In Lc 13,1-5, la gente chiede a Gesù di commentare un avvenimento recente: il crollo di una torre nei pressi dell’acquedotto di Siloe, che aveva causato numerose vittime. Il suo pensiero contraddice un’interpretazione comune: sofferenza e morte violenta sono il castigo di Dio per i peccati che la persona ha commesso. Risponde infatti: “... Quei diciotto, sopra i quali rovinò la torre di Sìloe e li uccise, credete che fossero più colpevoli di tutti gli abitanti di Gerusalemme? No, vi dico, ma se non vi convertite, perirete tutti allo stesso modo”.
Una replica inequivocabile, dunque.
Ma non è tutto. Facciamo attenzione alle parole.

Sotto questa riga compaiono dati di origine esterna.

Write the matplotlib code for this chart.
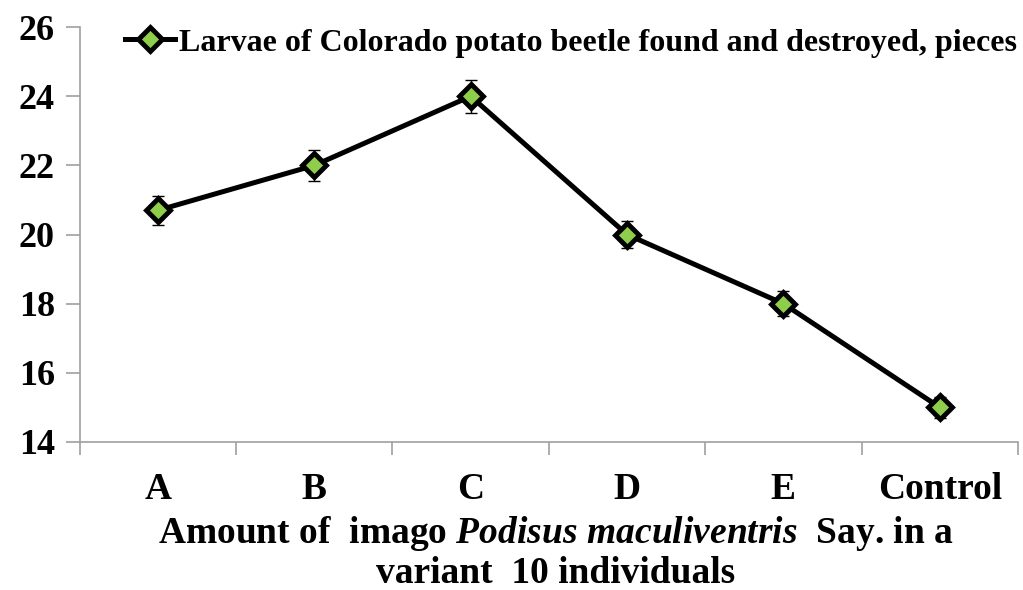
import matplotlib
matplotlib.use("Agg")
import matplotlib.pyplot as plt
import numpy as np

categories = ["A", "B", "C", "D", "E", "Control"]
larvae = [20.7, 22.0, 24.0, 20.0, 18.0, 15.0]
err_pct = 0.02  # error bars: 2 % of value
y_ticks = [14, 16, 18, 20, 22, 24, 26]
series_label = "Larvae of Colorado potato beetle found and destroyed, pieces"

plt.rcParams["font.family"] = ["Liberation Serif", "DejaVu Serif"]
plt.rcParams["font.weight"] = "bold"
plt.rcParams["mathtext.fontset"] = "custom"
plt.rcParams["mathtext.rm"] = "Liberation Serif:bold"
plt.rcParams["mathtext.it"] = "Liberation Serif:italic:bold"
plt.rcParams["mathtext.bf"] = "Liberation Serif:bold"

fig = plt.figure(figsize=(10.23, 5.90), dpi=100)
ax = fig.add_axes([0.078, 0.251, 0.917, 0.703])

x = np.arange(len(categories))
vals = np.array(larvae)
ax.errorbar(x, vals, yerr=vals * err_pct, fmt="none", ecolor="black",
            elinewidth=1, capsize=4.5, capthick=1, zorder=2)
ax.plot(x, vals, color="black", lw=3.6, marker="D", ms=12.5, mfc="#8fce4a",
        mec="black", mew=3.5, label=series_label, zorder=3)

ax.set_xlim(-0.5, len(categories) - 0.5)
ax.set_ylim(14, 26)
ax.set_yticks(y_ticks)
ax.set_xticks(x)
ax.set_xticklabels(categories)
ax.set_xticks(np.arange(len(categories) + 1) - 0.5, minor=True)
ax.tick_params(axis="x", which="major", length=0, pad=22, labelsize=27)
ax.tick_params(axis="x", which="minor", length=9, color="#a0a0a0", width=1.2)
ax.tick_params(axis="y", length=10, color="#a0a0a0", width=1.2, labelsize=26, pad=8)
for s in ["top", "right"]:
    ax.spines[s].set_visible(False)
for s in ["left", "bottom"]:
    ax.spines[s].set_color("#a0a0a0")
    ax.spines[s].set_linewidth(1.2)

fig.legend(loc="center left", bbox_to_anchor=(125 / 1023, 1 - 43 / 590),
           bbox_transform=fig.transFigure, frameon=False,
           prop={"size": 23, "weight": "bold"}, handlelength=1.55,
           handletextpad=0.15, borderpad=0, borderaxespad=0)

fig.text(0.543, 1 - 543 / 590,
         r"Amount of  imago $\mathit{Podisus\ maculiventris}$  Say. in a",
         ha="center", va="baseline", fontsize=27)
fig.text(0.543, 1 - 583 / 590, "variant  10 individuals",
         ha="center", va="baseline", fontsize=27)

fig.savefig("out.png", dpi=100)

Gesù lascia intendere che la morte, svincolata dall’antropocentrismo, non è in assoluto un fatto così importante. In qualunque modo avvenga, anche il più tragico e doloroso, essa rientra tra gli eventi naturali nella vita di ognuno. Ne è la semplice conclusione materiale. Siamo esseri unici e irripetibili, vero, il valore e la dignità umana risiedono anche in questa originalità: ma la nostra presenza fisica nel mondo va collocata secondo una prospettiva più ampia.
Nel discorso di Gesù l’elemento fondamentale è invece la conversione, intesa nel senso etimologico del termine. Quindi non il pentimento per i peccati commessi e la penitenza riparativa, come suggeriscono certe brutte esegesi moraliste; bensì il cambiamento individuale, la trasformazione radicale, il processo di maturazione che gli eventi esistenziali, positivi e negativi, devono operare in noi.
Subito dopo, infatti, (Lc 13, 6-9) Gesù racconta questa parabola: “Un tale aveva un fico piantato nella vigna e venne a cercarvi frutti, ma non ne trovò. Allora disse al vignaiolo: Ecco, sono tre anni che vengo a cercare frutti su questo fico, ma non ne trovo. Taglialo. Perché deve sfruttare il terreno? Ma quegli rispose: Padrone, lascialo ancora quest anno finché io gli zappi attorno e vi metta il concime e vedremo se porterà frutto per l'avvenire; se no, lo taglierai ”. La metafora mi sembra chiara: un Io che non ha acquisito competenze appare fragile e infruttuoso, per sé e per gli altri.
Occorre che ciascuno - qualunque sia il credo alla luce del quale si muove - impari a leggere, a rielaborare e trarre indicazione dai segni dei tempi. Cosicché essi diventino il più possibile trasparenti e contribuiscano a produrre un rimaneggiamento interiore, un’evoluzione della personalità.